What’s behind the flurry of M&A activity?

Mike Shannon, Global Chair of Chemicals & Performance Technologies at KPMG, says he and his colleagues have been forecasting amped up M&As in the industry for about three years. But it took a few major shifts in the market for the predictions to come true.

Here are the factors Shannon says are driving chemical companies to match up, and the bright side in all of it for chemical industry workers.

It’s Just a Matter of Time

According to Shannon, increased M&As happen on a cycle.

“If we looked back at 20 years ago to the chemical industry, we’d probably be having the same conversation,” Shannon says.

Over the last few years, Shannon says there has been a lot of “pent up M&A demand” in chemicals. But part of what has helped turned the tide is more executive confidence in how the global economic recovery is going and more certainty about the regulatory environment.

The Ripple Effect

The Dow-DuPont tie-up has been one of the major catalysts that has helped push the industries once again in the direction of M&As.

According to Shannon, the rumors about big companies like Monsanto and BASF closing in on deals are about “reactionary positioning transactions” that help the major players boost their competitive edge.

The Shale Boom

Thanks to dropping oil and natural gas prices, many chemical companies have seen their feedstock prices plummet, which can put them on more stable footing financially. Although prices for many chemicals have also fallen and companies have seen their margins squeezed, Shannon says chemical executives are still finding themselves more comfortable with their balance sheets and liquidity — at least in terms of exploring M&A deals.

The shale bonanza has also made the U.S. a more cost-effective location to do business.

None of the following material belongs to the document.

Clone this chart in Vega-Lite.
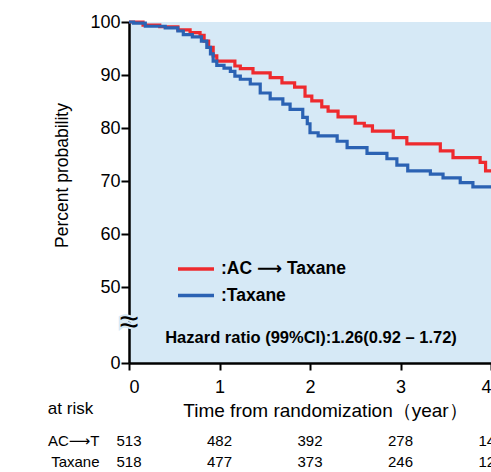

“A lot of European crackers are running on crude oil,” Shannon says. “They are going to be challenged when prices go up. But if you look at cheap shale gas and a sustainable supply of molecules at a low cost for the sector, for the long-term, the Middle East is the only other area that rivals the U.S. And the U.S. may have the advantage of often being closer to end markets.”

Activist Investors

It’s no secret that activist investors have played a major role in instigating changes throughout the industry — including the Dow-DuPont deal. Embarking on a merger can help companies quickly create growth, which makes them an attractive option for increasing shareholder value, while also streamlining company portfolios and trimming the company’s fat, so to speak.

“Whether you agree or disagree that investors are good, they are at least spurring the dialogue that is creating these transactions,” Shannon says.

The Future — And What M&As Mean For Jobs

Shannon doesn’t expect to see a downturn in chemical industry courtships any time soon.

“I think you’re going to see a lot more portfolio shuffling over the next 18 to 24 months,” Shannon says.

And while major mergers can create immediate job losses due to cuts in overlapping positions, Shannon echoes other analysts who’ve predicted that the overall jobs picture will be positive for the industry.

“I think the unprecedented level of investment that’s occurring to take advantage of shale gas is going to make the U.S. chemicals industry a very sustainable sector for employment,” Shannon says. “I think you’re going to see more manufacturing coming onshore in the U.S. to take advantage of the molecules and converted into plastics, intermediates and more.”

In fact, Shannon is so confident in the jobs picture, he has his own stake in its success.

“My son is in college for chemical engineering,” he says. “So I’m personally betting on it.”